There are additional details of potential interest, such as the now-deprecated 'finalize' function; reference graphs, reachability, 'islands of isolation', and what exactly qualifies an object for collection; weak and soft references; and so on. But, these are all academic and/or (I would guess) unlikely to be relevant for what you're doing currently.

On 1/4/2019 at 3:49 AM, Septopus said:

If you only ever have 1 monster active, then just declare the variable with enough scope to be seen by all the code needing to interact with it.  Then each time you monster = new Monster, you'll be re-using the same bit of memory and saving yourself the allocation time and garbage collection.

This is completely wrong. In Java, only the native types (boolean, int, and float like types, written all lower case) have enough internal storage to store their value. Everything else, including boxed types like Integer are objects. Object variables do not contain object data, they are references to heap-allocated memory. In C++ you'd call them pointers. Every 'new' creates a new object of the given type.

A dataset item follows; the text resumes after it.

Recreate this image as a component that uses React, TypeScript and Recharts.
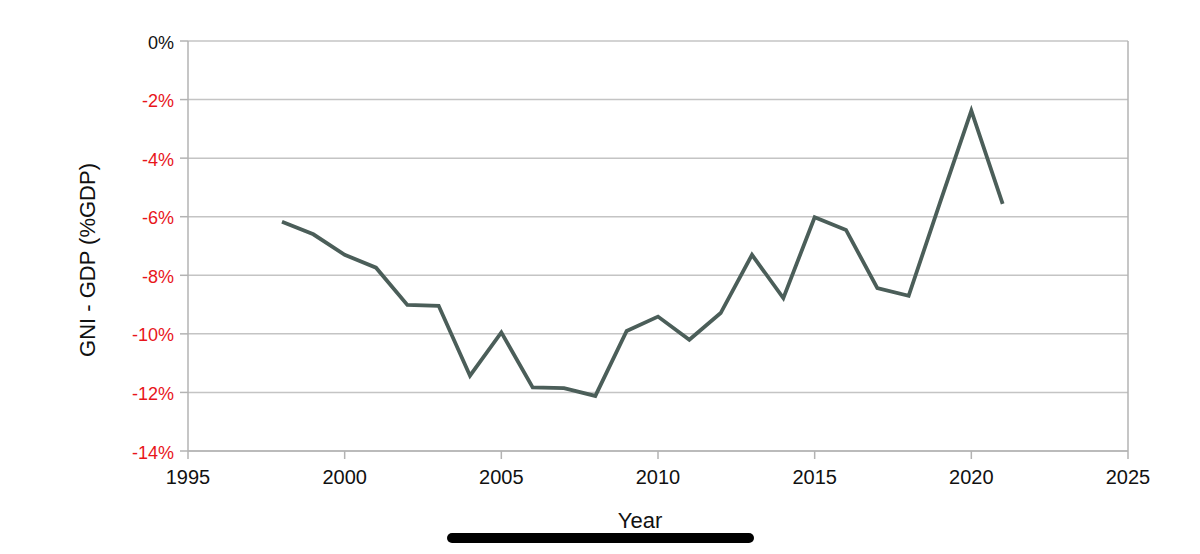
import React from 'react';
import { LineChart, Line, XAxis, YAxis, CartesianGrid, ReferenceLine } from 'recharts';

const years = [1998, 1999, 2000, 2001, 2002, 2003, 2004, 2005, 2006, 2007, 2008, 2009, 2010, 2011, 2012, 2013, 2014, 2015, 2016, 2017, 2018, 2019, 2020, 2021];
const gniGdp = [-6.17, -6.6, -7.3, -7.74, -9.01, -9.04, -11.43, -9.95, -11.83, -11.85, -12.12, -9.9, -9.41, -10.2, -9.29, -7.3, -8.78, -6.02, -6.45, -8.44, -8.7, -5.52, -2.38, -5.56];
const xTicks = [1995, 2000, 2005, 2010, 2015, 2020, 2025];
const yTicks = [-14, -12, -10, -8, -6, -4, -2, 0];

const data = years.map((y, i) => ({ year: y, value: gniGdp[i] }));

const FONT = "'Liberation Sans', Arial, Helvetica, sans-serif";
const AXIS = '#b3b3b3';

const YTick = (props: any) => {
  const { x, y, payload } = props;
  const v = payload.value;
  return (
    <text x={x} y={y} dy={7.5} textAnchor="end" fontSize={18} fontFamily={FONT} fill={v < 0 ? '#e8151b' : '#111'}>
      {v + '%'}
    </text>
  );
};

const XTick = (props: any) => {
  const { x, y, payload } = props;
  return (
    <text x={x} y={y} dy={23} textAnchor="middle" fontSize={20} fontFamily={FONT} fill="#111">
      {payload.value}
    </text>
  );
};

const YTitle = (props: any) => {
  const vb = props.viewBox || {};
  const cx = 87;
  const cy = vb.y + vb.height / 2 + 14;
  return (
    <text x={cx} y={cy} transform={`rotate(-90 ${cx} ${cy})`} textAnchor="middle" dominantBaseline="central" fontSize={22} fontFamily={FONT} fill="#111">
      GNI - GDP (%GDP)
    </text>
  );
};

const XTitle = (props: any) => {
  const vb = props.viewBox || {};
  const cx = vb.x + vb.width / 2 - 18;
  return (
    <text x={cx} y={528} textAnchor="middle" fontSize={22} fontFamily={FONT} fill="#111">
      Year
    </text>
  );
};

export default function App() {
  return (
    <div style={{ position: 'absolute', left: 0, top: 0, width: 1200, height: 554, background: '#fff' }}>
      <LineChart width={1200} height={554} data={data} margin={{ top: 41, right: 72, bottom: 0, left: 0 }}>
        <CartesianGrid vertical={false} stroke="#c4c4c4" strokeWidth={1.5} />
        <XAxis
          dataKey="year"
          type="number"
          domain={[1995, 2025]}
          ticks={xTicks}
          height={103}
          stroke={AXIS}
          strokeWidth={1.5}
          tickSize={8}
          tick={<XTick />}
          label={<XTitle />}
        />
        <YAxis
          type="number"
          domain={[-14, 0]}
          ticks={yTicks}
          width={188}
          stroke={AXIS}
          strokeWidth={1.5}
          tickSize={8}
          tickMargin={6}
          tick={<YTick />}
          label={<YTitle />}
        />
        <ReferenceLine x={2025} stroke={AXIS} strokeWidth={1.5} />
        <Line
          type="linear"
          dataKey="value"
          stroke="#4b5e59"
          strokeWidth={3.8}
          dot={false}
          isAnimationActive={false}
        />
      </LineChart>
      <div style={{ position: 'absolute', left: 447, top: 533, width: 307, height: 10, borderRadius: 5, background: '#000' }} />
    </div>
  );
}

In other words, each "new Monster();" makes a new fresh object.

 

12 hours ago, blesseddisciple said:

Yeah, i guess i just wish there was a keyword like monster=deallocate(); or something so that I knew for sure it was emptied before reassignment.

Java has automatic garbage collection. it removes objects that cannot be longer accessed. You can access an object if there exists a variable that references the object. after "monster = new Monster();" the "monster" variable references the Monster object, so it will not be removed. Variables also exist in objects, This system thus extends to object variables in objects as well. If you have a "Room room" variable in your Monster (the room it currently is), then that room will not be removed, since the Monster object refers to it, and the Monster object is not removable too (since "monster" refers to it.)

So what you want is somewhat already possible. If you write "monster = new Monster()", the 'monster' variable now refers to the new Monster object. It does no refer to the previous Monster oibject any more. If no other variable in your program refers to the old Monster object with that assignment (ie "monster" was the last variable refering to the old Monster), the old Monster object will be removed from the program.

You cannot forcibly de-allocate an object in Java. Imagine what would happen:


// 1 object Monster, and 2 variables both refering to the same object.
Monster monster = new Monster();
Monster monster2 = monster;

deallocate monster; // Say we could de-allocate
// The Monster object is now gone, what would monster2 refer to now?
// Garbage?

Note that you can also remove the Monster object reference from the monster variable by a simple "monster = null;" assignment. "null" points to no object at all, and thus also not to the Monster object. This is not often needed though. Normally, you either assign a new object, or you drop the variable from the scope (ie you cannot access the variable itself any more), for example by leaving the function that had the (local) monster variable in it.

 

I agree with others that garbage collection is a non-issue in a text-based game, so just don't worry about it at all.

If you want to re-use the Monster object, you "new" it once at the start of the program, and then for each next monster, you re-initialize the object, like "monster,restart();". Note that in this way the game always has a monster object, so if the player can kill it, you need some sort of inactive or 'dead' state for the monster for the time between the kill and the respawn.